Additionally, the type of injuries that occur in a competetive game are a good indicator of whether or not the game is a sport. Once again, this eliminates Golf, as the only truly troublesome injury anyone ever got related to the play of Golf was cirrhosis of the liver (live viewers hit on the head with balls and flying clubs don't count). Water polo, on the other hand, despite not being very exciting to look at, is a good example of how injuries can indicate whether or not something's a sport, as the injuries its players get range from broken noses to, well, death by drowning. When looking at the types of injuries that polo (the kind played on horseback on dry or sometimes dewy land) players get, it's probably a safe bet that it's a sport on account of all the broken necks. As for football, virtually everything indicates that football is a sport, from the fiercly competative play often described as a "battle" to the broken necks and the legs split like toothpicks (I'm lookin' at you, Theisman!).

Virtually no form of racing is a sport because you typically aren't allowed to compromise your opponent's position in anyway other then passing them (or cutting them off, but even then, it can't be too sudden; we wouldn't want these assholes to have to touch their brakes). Hell, in NASCAR you can't even bump into the asshole or spin him out. However, there are, in theory, forms of racing that would be considered sport. Mario Kart, for instance, would be a sport if it were real, since you can shoot shells and what have you at your opponents to knock them off the course, sometimes into lava or, more entertainly, an endless void.

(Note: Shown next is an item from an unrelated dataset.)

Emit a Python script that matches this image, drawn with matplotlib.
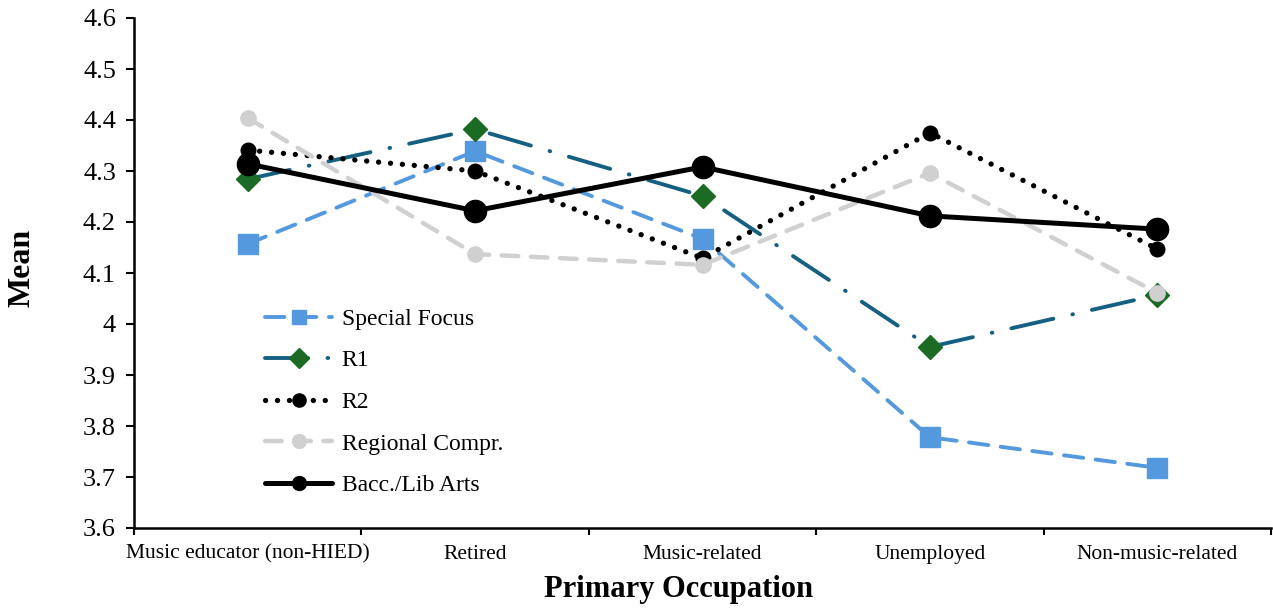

ESPN, which stands for the Entertainment and Sports Programming Network (despite having long ago having started showing non-entertaining non-sports), was promoting the "World Series Of Darts" last summer. Darts is not a sport. Nothing that you have to get drunk in order to get excited about doing is a sport. I don't care if your opponent has to stand in front of the dartboard and you have to attempt to throw the dart through or around him. It's not a God damn sport. As for the "World Series Of Poker" (which you know gives ESPN a hard-on because it literally requires them to do almost no work and devise no thoughtful analysis regarding it), well, if you think Poker is a sport on any level, you are an idiot. I don't mean your normal drink-the-stuff-under-the-sink idiot, although I am impressed you've survived long enough to read this. I mean a full-fledged, non-voting, neo-conversvative, Golf fan IDIOT.

As for hunting, well, this is a bit more complicated. Hunting is a sport in certain circumstances. If you're going toe-to-toe with an animal who can move eight times faster and quieter then you (SEE: Cougar) armed only with a spear and a cross, it's a sport. On the other hand, if you're hunting birds with anything that has a scope on it, you're a jackass (and this also isn't a sport because you have to be drunk to want to shoot at birds, and you have to be even drunker to need a scope to shoot at them). As for hunting Cougars and other large, magician-eating felines, while a firearm does level the playing field, certain firearms tip the scales grossly in your favor (SEE: the Smith & Wesson Model 500 Revolver*) by giving you five quick shots that can be easily reloaded. The only appropriate gun for hunting creatures that might as well have the ability to teleport is a double-barreled, 12-gauge shotgun, the kind that takes you as long to reload as it takes the beast you're engaging in a duel with to eat a Gazelle (HINT: Keep lots of spare Gazelle on-hand to cut loose as a distraction in case you need to reload). Still and still, a true sportsman uses nothing more then a crossbow.

As a public service, I will be keeping a running log of what, by my moral standards, are and aren't sports, which can be found at the following link: [link not yet available]

*I do not have any particular gripes with the Model 500 Revolver--In fact, it occurs to me as a fantastic weapon to kill people of terrorist descent with (see: that ugly Park Avenue bitch who got a modeling gig solely by being bin Laden's neice)--I just don't think it's appropriate for hunting large wild life with, which Smith & Wesson claimed it was designed for.